Sędzia wszedł do szatni i... zaczął pokazywać czerwone kartki piłkarzom

Dodano:   /  Zmieniono: 
Sędzia po meczu kontynuował dyscyplinowanie zawodników... w szatniach (fot. sxc.hu) Źródło: FreeImages.com
Pięciu piłkarzy zostało ukaranych przez sędziego czerwonymi kartkami w szatni po meczu angielskiej czwartej ligi między Bradford City i Crawley Town (1:2). To skutek bójki na boisku, do której doszło już po gwizdku kończącym spotkanie.

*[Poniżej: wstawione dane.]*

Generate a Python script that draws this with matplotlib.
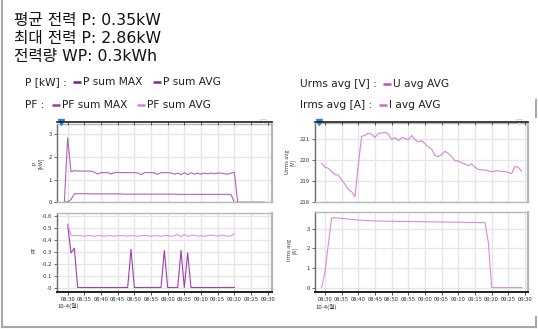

- Nie mogę uwierzyć w to, co się stało. Pierwszy raz spotkałem się z  przypadkiem, że arbiter Ian Williamson wszedł po meczu do szatni, zawołał trzech moich piłkarzy "na stronę" i pokazał im czerwone kartki - dziwił się menedżer Bradford Paul Parkinson. Sędzia odwiedził też szatnię ekipy Crawley i tam ukarał w ten sam sposób dwóch następnych zawodników. Wszyscy "wykartkowani" piłkarze byli zamieszani w ogólną bijatykę, do której doszło na boisku tuż po  zakończeniu gry. Na boisku arbiter pokazał jednak tylko siedem żółtych kartek.

Największe konsekwencje czerwona kartka może mieć dla Andrew Daviesa z  Bradford, gdyż wcześniej w tym sezonie był w ten sposób ukarany już dwa razy. Piłkarzowi grozi zawieszenie na pięć spotkań. - Sędzia był pewny tego, co robi, więc wypada mu ufać. Ja jednak obejrzę DVD z meczu i surowo zostaną ukarani wszyscy moi piłkarze, którzy użyli na boisku pięści - podkreślił szkoleniowiec Bradford.